Written request =
Copy every entry exactly as given, minus the images.

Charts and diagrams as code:
[BEGIN]

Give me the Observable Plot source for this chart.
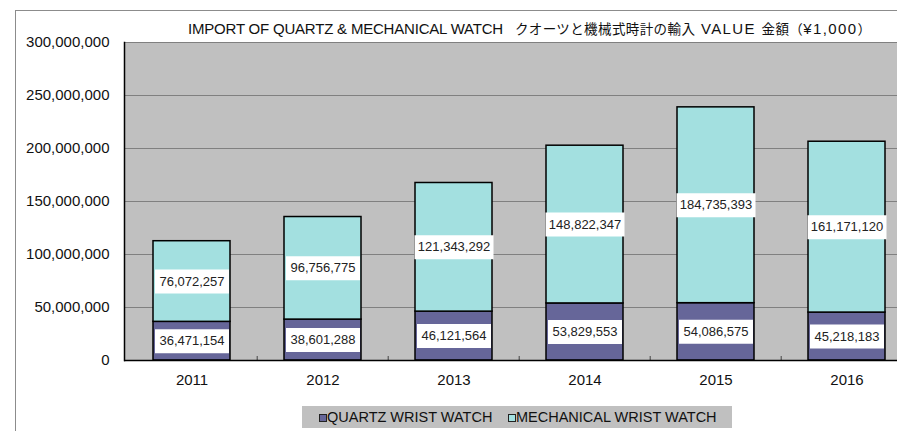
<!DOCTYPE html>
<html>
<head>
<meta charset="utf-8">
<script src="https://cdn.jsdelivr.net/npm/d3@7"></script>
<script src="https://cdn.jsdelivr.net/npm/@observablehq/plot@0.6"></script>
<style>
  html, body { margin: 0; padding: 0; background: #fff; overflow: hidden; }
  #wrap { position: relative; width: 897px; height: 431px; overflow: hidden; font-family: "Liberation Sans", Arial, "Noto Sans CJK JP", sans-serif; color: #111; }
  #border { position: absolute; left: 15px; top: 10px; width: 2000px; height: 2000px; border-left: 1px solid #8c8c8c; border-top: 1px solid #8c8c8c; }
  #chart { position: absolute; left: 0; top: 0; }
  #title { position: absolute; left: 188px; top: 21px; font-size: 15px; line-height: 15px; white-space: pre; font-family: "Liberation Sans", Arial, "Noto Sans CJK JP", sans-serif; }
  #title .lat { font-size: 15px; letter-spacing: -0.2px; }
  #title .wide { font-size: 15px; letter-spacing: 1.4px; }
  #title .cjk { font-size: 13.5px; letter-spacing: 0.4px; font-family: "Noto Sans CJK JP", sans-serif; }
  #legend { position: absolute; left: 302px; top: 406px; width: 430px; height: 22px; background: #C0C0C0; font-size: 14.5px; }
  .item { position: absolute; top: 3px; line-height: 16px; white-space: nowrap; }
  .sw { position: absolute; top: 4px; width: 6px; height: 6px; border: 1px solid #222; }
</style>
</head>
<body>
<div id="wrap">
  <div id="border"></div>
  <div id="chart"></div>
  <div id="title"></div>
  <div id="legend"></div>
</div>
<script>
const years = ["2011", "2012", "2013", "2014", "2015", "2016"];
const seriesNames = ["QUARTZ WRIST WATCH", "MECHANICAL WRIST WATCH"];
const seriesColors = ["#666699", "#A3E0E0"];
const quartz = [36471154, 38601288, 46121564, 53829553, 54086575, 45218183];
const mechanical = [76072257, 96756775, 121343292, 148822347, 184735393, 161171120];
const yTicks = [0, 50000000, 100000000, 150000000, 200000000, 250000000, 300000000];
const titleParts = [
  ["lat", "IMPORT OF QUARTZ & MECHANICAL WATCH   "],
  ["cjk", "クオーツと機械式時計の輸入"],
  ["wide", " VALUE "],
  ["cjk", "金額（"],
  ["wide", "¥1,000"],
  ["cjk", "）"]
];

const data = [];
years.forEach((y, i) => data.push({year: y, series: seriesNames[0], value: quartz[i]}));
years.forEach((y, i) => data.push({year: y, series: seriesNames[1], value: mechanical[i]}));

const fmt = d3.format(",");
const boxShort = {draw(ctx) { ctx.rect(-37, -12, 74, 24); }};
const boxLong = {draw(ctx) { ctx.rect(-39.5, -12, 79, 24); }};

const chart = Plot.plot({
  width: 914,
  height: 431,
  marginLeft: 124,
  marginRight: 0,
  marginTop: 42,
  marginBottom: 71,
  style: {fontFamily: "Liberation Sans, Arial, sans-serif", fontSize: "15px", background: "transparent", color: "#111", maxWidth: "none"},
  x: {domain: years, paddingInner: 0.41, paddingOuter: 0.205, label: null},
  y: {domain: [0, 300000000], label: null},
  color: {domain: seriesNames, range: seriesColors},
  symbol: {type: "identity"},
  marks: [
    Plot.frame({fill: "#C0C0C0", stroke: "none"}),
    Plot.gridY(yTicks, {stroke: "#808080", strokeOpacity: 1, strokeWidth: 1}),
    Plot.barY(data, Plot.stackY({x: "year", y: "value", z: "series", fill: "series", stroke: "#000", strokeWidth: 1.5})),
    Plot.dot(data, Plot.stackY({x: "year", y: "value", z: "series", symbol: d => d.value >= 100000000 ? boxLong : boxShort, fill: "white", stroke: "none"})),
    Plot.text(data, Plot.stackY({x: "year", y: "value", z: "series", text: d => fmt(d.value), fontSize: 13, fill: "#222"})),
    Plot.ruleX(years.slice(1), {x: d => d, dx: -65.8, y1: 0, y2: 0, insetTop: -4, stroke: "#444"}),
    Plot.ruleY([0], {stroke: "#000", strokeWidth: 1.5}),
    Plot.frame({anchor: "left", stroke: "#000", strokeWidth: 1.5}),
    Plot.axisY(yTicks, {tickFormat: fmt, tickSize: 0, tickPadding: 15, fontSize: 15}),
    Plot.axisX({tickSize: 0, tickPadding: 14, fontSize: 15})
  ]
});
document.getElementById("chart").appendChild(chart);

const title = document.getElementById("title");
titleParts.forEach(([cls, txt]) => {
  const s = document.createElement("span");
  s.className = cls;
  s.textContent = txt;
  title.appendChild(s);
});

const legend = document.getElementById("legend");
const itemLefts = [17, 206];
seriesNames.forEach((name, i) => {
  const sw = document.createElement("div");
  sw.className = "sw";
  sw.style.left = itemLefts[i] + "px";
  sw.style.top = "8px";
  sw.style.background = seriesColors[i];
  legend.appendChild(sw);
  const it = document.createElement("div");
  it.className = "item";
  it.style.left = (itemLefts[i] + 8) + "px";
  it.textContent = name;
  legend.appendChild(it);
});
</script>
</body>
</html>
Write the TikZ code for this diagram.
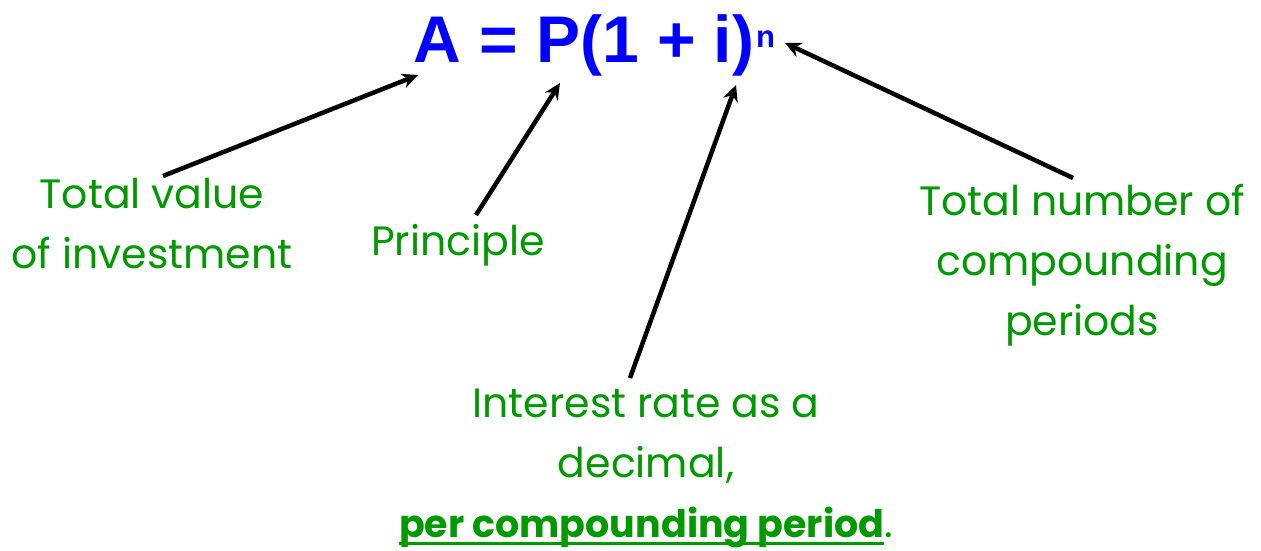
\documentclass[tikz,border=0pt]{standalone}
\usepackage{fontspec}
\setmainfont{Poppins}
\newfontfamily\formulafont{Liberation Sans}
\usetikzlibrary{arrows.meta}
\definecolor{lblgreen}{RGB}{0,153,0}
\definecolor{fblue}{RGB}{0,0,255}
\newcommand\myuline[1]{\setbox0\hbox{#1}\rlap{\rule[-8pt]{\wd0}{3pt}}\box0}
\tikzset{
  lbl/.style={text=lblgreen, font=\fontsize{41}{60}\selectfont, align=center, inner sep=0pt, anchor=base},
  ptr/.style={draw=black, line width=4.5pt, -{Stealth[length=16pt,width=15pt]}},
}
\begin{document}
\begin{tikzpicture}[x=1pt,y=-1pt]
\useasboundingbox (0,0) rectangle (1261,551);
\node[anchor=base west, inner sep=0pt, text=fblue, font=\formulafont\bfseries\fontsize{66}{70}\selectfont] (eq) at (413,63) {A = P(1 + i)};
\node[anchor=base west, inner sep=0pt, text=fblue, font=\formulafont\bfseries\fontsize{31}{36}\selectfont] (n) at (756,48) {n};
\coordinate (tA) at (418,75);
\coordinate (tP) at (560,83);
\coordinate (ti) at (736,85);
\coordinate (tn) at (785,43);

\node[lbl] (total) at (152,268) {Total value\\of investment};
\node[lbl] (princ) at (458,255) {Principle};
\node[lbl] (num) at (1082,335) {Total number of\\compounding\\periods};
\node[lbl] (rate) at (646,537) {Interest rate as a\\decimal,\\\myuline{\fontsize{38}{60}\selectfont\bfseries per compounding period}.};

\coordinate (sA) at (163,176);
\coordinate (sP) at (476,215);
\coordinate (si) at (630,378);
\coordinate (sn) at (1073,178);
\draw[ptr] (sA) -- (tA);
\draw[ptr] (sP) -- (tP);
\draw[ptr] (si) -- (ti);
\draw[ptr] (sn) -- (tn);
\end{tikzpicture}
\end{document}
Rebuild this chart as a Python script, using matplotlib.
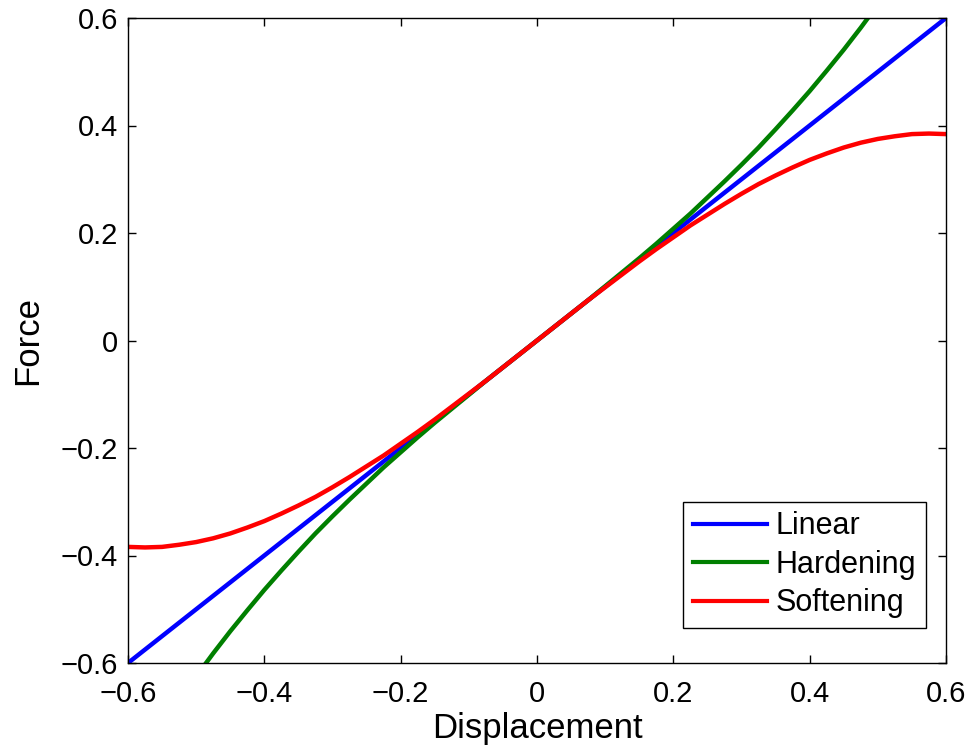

[END]

Finished exercise =
Give me the Observable Plot source for this chart.
<!DOCTYPE html>
<html>
<head>
<meta charset="utf-8">
<script src="https://cdn.jsdelivr.net/npm/d3@7"></script>
<script src="https://cdn.jsdelivr.net/npm/@observablehq/plot@0.6"></script>
<style>
  html, body { margin: 0; padding: 0; background: #fff; overflow: hidden; }
  #wrap { position: relative; width: 897px; height: 431px; overflow: hidden; font-family: "Liberation Sans", Arial, "Noto Sans CJK JP", sans-serif; color: #111; }
  #border { position: absolute; left: 15px; top: 10px; width: 2000px; height: 2000px; border-left: 1px solid #8c8c8c; border-top: 1px solid #8c8c8c; }
  #chart { position: absolute; left: 0; top: 0; }
  #title { position: absolute; left: 188px; top: 21px; font-size: 15px; line-height: 15px; white-space: pre; font-family: "Liberation Sans", Arial, "Noto Sans CJK JP", sans-serif; }
  #title .lat { font-size: 15px; letter-spacing: -0.2px; }
  #title .wide { font-size: 15px; letter-spacing: 1.4px; }
  #title .cjk { font-size: 13.5px; letter-spacing: 0.4px; font-family: "Noto Sans CJK JP", sans-serif; }
  #legend { position: absolute; left: 302px; top: 406px; width: 430px; height: 22px; background: #C0C0C0; font-size: 14.5px; }
  .item { position: absolute; top: 3px; line-height: 16px; white-space: nowrap; }
  .sw { position: absolute; top: 4px; width: 6px; height: 6px; border: 1px solid #222; }
</style>
</head>
<body>
<div id="wrap">
  <div id="border"></div>
  <div id="chart"></div>
  <div id="title"></div>
  <div id="legend"></div>
</div>
<script>
const years = ["2011", "2012", "2013", "2014", "2015", "2016"];
const seriesNames = ["QUARTZ WRIST WATCH", "MECHANICAL WRIST WATCH"];
const seriesColors = ["#666699", "#A3E0E0"];
const quartz = [36471154, 38601288, 46121564, 53829553, 54086575, 45218183];
const mechanical = [76072257, 96756775, 121343292, 148822347, 184735393, 161171120];
const yTicks = [0, 50000000, 100000000, 150000000, 200000000, 250000000, 300000000];
const titleParts = [
  ["lat", "IMPORT OF QUARTZ & MECHANICAL WATCH   "],
  ["cjk", "クオーツと機械式時計の輸入"],
  ["wide", " VALUE "],
  ["cjk", "金額（"],
  ["wide", "¥1,000"],
  ["cjk", "）"]
];

const data = [];
years.forEach((y, i) => data.push({year: y, series: seriesNames[0], value: quartz[i]}));
years.forEach((y, i) => data.push({year: y, series: seriesNames[1], value: mechanical[i]}));

const fmt = d3.format(",");
const boxShort = {draw(ctx) { ctx.rect(-37, -12, 74, 24); }};
const boxLong = {draw(ctx) { ctx.rect(-39.5, -12, 79, 24); }};

const chart = Plot.plot({
  width: 914,
  height: 431,
  marginLeft: 124,
  marginRight: 0,
  marginTop: 42,
  marginBottom: 71,
  style: {fontFamily: "Liberation Sans, Arial, sans-serif", fontSize: "15px", background: "transparent", color: "#111", maxWidth: "none"},
  x: {domain: years, paddingInner: 0.41, paddingOuter: 0.205, label: null},
  y: {domain: [0, 300000000], label: null},
  color: {domain: seriesNames, range: seriesColors},
  symbol: {type: "identity"},
  marks: [
    Plot.frame({fill: "#C0C0C0", stroke: "none"}),
    Plot.gridY(yTicks, {stroke: "#808080", strokeOpacity: 1, strokeWidth: 1}),
    Plot.barY(data, Plot.stackY({x: "year", y: "value", z: "series", fill: "series", stroke: "#000", strokeWidth: 1.5})),
    Plot.dot(data, Plot.stackY({x: "year", y: "value", z: "series", symbol: d => d.value >= 100000000 ? boxLong : boxShort, fill: "white", stroke: "none"})),
    Plot.text(data, Plot.stackY({x: "year", y: "value", z: "series", text: d => fmt(d.value), fontSize: 13, fill: "#222"})),
    Plot.ruleX(years.slice(1), {x: d => d, dx: -65.8, y1: 0, y2: 0, insetTop: -4, stroke: "#444"}),
    Plot.ruleY([0], {stroke: "#000", strokeWidth: 1.5}),
    Plot.frame({anchor: "left", stroke: "#000", strokeWidth: 1.5}),
    Plot.axisY(yTicks, {tickFormat: fmt, tickSize: 0, tickPadding: 15, fontSize: 15}),
    Plot.axisX({tickSize: 0, tickPadding: 14, fontSize: 15})
  ]
});
document.getElementById("chart").appendChild(chart);

const title = document.getElementById("title");
titleParts.forEach(([cls, txt]) => {
  const s = document.createElement("span");
  s.className = cls;
  s.textContent = txt;
  title.appendChild(s);
});

const legend = document.getElementById("legend");
const itemLefts = [17, 206];
seriesNames.forEach((name, i) => {
  const sw = document.createElement("div");
  sw.className = "sw";
  sw.style.left = itemLefts[i] + "px";
  sw.style.top = "8px";
  sw.style.background = seriesColors[i];
  legend.appendChild(sw);
  const it = document.createElement("div");
  it.className = "item";
  it.style.left = (itemLefts[i] + 8) + "px";
  it.textContent = name;
  legend.appendChild(it);
});
</script>
</body>
</html>
Write the TikZ code for this diagram.
\documentclass[tikz,border=0pt]{standalone}
\usepackage{fontspec}
\setmainfont{Poppins}
\newfontfamily\formulafont{Liberation Sans}
\usetikzlibrary{arrows.meta}
\definecolor{lblgreen}{RGB}{0,153,0}
\definecolor{fblue}{RGB}{0,0,255}
\newcommand\myuline[1]{\setbox0\hbox{#1}\rlap{\rule[-8pt]{\wd0}{3pt}}\box0}
\tikzset{
  lbl/.style={text=lblgreen, font=\fontsize{41}{60}\selectfont, align=center, inner sep=0pt, anchor=base},
  ptr/.style={draw=black, line width=4.5pt, -{Stealth[length=16pt,width=15pt]}},
}
\begin{document}
\begin{tikzpicture}[x=1pt,y=-1pt]
\useasboundingbox (0,0) rectangle (1261,551);
\node[anchor=base west, inner sep=0pt, text=fblue, font=\formulafont\bfseries\fontsize{66}{70}\selectfont] (eq) at (413,63) {A = P(1 + i)};
\node[anchor=base west, inner sep=0pt, text=fblue, font=\formulafont\bfseries\fontsize{31}{36}\selectfont] (n) at (756,48) {n};
\coordinate (tA) at (418,75);
\coordinate (tP) at (560,83);
\coordinate (ti) at (736,85);
\coordinate (tn) at (785,43);

\node[lbl] (total) at (152,268) {Total value\\of investment};
\node[lbl] (princ) at (458,255) {Principle};
\node[lbl] (num) at (1082,335) {Total number of\\compounding\\periods};
\node[lbl] (rate) at (646,537) {Interest rate as a\\decimal,\\\myuline{\fontsize{38}{60}\selectfont\bfseries per compounding period}.};

\coordinate (sA) at (163,176);
\coordinate (sP) at (476,215);
\coordinate (si) at (630,378);
\coordinate (sn) at (1073,178);
\draw[ptr] (sA) -- (tA);
\draw[ptr] (sP) -- (tP);
\draw[ptr] (si) -- (ti);
\draw[ptr] (sn) -- (tn);
\end{tikzpicture}
\end{document}
Rebuild this chart as a Python script, using matplotlib.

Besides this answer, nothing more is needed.